_PROBLEM TO SOLVE_
From the first line of the data below through the line holding "y_ticks = [0, 10, 20, 30, 40, 50, 60, 70]", output each line exactly and leave the pictures out.

_DATA_
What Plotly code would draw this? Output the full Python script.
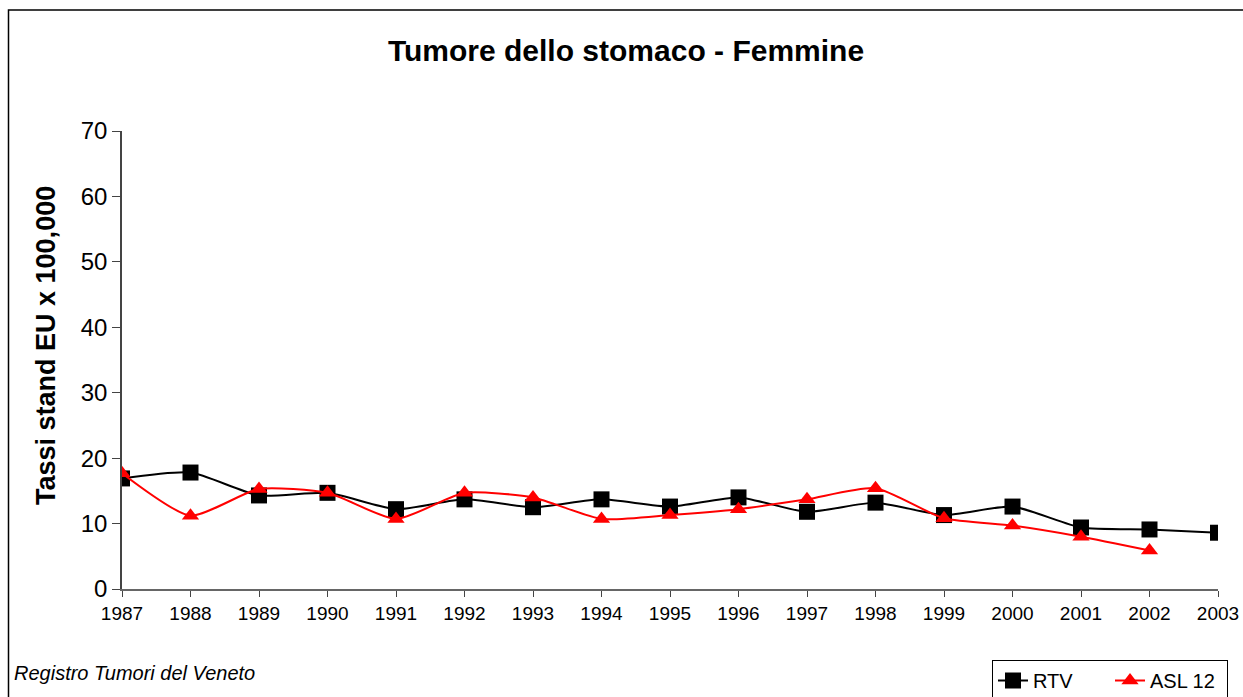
import plotly.graph_objects as go

years = [str(y) for y in range(1987, 2004)]
rtv = [16.9, 17.8, 14.3, 14.7, 12.2, 13.7, 12.5, 13.7, 12.6, 14.0, 11.8, 13.2, 11.3, 12.6, 9.4, 9.1, 8.6]
asl12 = [17.7, 11.2, 15.3, 14.7, 10.7, 14.7, 14.0, 10.7, 11.3, 12.2, 13.7, 15.4, 10.8, 9.7, 8.0, 5.9, None]
y_ticks = [0, 10, 20, 30, 40, 50, 60, 70]

# body margin removed via post_script, so page coords == figure coords
W, H = 1243, 697
L, R, T, B = 122, 1218, 131, 589
pw, ph = R - L, B - T

def px(xp):
    return (xp - L) / pw

def py(yp):
    return (B - yp) / ph

fig = go.Figure()
fig.add_trace(go.Scatter(
    x=years, y=rtv, name="RTV", mode="lines+markers",
    line=dict(color="black", width=2, shape="spline", smoothing=0.6),
    marker=dict(symbol="square", size=16, color="black"),
))
fig.add_trace(go.Scatter(
    x=years, y=asl12, name="ASL 12", mode="lines+markers",
    line=dict(color="#ff0000", width=2, shape="spline", smoothing=0.6),
    marker=dict(symbol="triangle-up", size=15, color="#ff0000"),
))

fig.update_layout(
    width=W, height=H,
    margin=dict(l=L, r=W - R, t=T, b=H - B, autoexpand=False),
    paper_bgcolor="white", plot_bgcolor="white",
    font=dict(family="Liberation Sans, Arial, sans-serif", color="black"),
    title=dict(text="<b>Tumore dello stomaco - Femmine</b>", x=626 / W, xanchor="center",
               y=1 - 50 / H, yanchor="middle", font=dict(size=30, color="black")),
    showlegend=True,
    legend=dict(orientation="h", x=px(992), xanchor="left", y=py(660), yanchor="top",
                bgcolor="white", bordercolor="black", borderwidth=1,
                font=dict(size=20, color="black"), tracegroupgap=0,
                entrywidth=72, entrywidthmode="pixels"),
)
fig.update_xaxes(
    type="category", range=[0, 16], showgrid=False, zeroline=False,
    showline=True, linecolor="#666", linewidth=1.5,
    ticks="outside", ticklen=6, tickcolor="#444", tickwidth=1,
    tickfont=dict(size=19, color="black"),
)
fig.update_yaxes(
    range=[0, 70], tickvals=y_ticks, showgrid=False, zeroline=False,
    showline=True, linecolor="#444", linewidth=1.5,
    ticks="outside", ticklen=8, tickcolor="#444", tickwidth=1,
    tickfont=dict(size=24, color="black"),
)

fig.add_annotation(
    text="<b>Tassi stand EU x 100,000</b>", textangle=-90,
    xref="paper", yref="paper", x=px(46), y=py(346), xanchor="center", yanchor="middle",
    showarrow=False, font=dict(size=27, color="black"),
)
fig.add_annotation(
    text="<i>Registro Tumori del Veneto</i>",
    xref="paper", yref="paper", x=px(12), y=py(673), xanchor="left", yanchor="middle",
    showarrow=False, font=dict(size=20, color="black"),
)
fig.add_shape(
    type="rect", xref="paper", yref="paper",
    x0=px(8.5), y0=py(720), x1=px(1260), y1=py(10),
    line=dict(color="black", width=1.5), fillcolor="rgba(0,0,0,0)", layer="below",
)

fig.write_html(
    "out.html",
    config={"displayModeBar": False},
    post_script="document.body.style.margin='0';document.body.style.overflow='hidden';",
)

_RESULT OF THIS TASK_
What Plotly code would draw this? Output the full Python script.
import plotly.graph_objects as go

years = [str(y) for y in range(1987, 2004)]
rtv = [16.9, 17.8, 14.3, 14.7, 12.2, 13.7, 12.5, 13.7, 12.6, 14.0, 11.8, 13.2, 11.3, 12.6, 9.4, 9.1, 8.6]
asl12 = [17.7, 11.2, 15.3, 14.7, 10.7, 14.7, 14.0, 10.7, 11.3, 12.2, 13.7, 15.4, 10.8, 9.7, 8.0, 5.9, None]
y_ticks = [0, 10, 20, 30, 40, 50, 60, 70]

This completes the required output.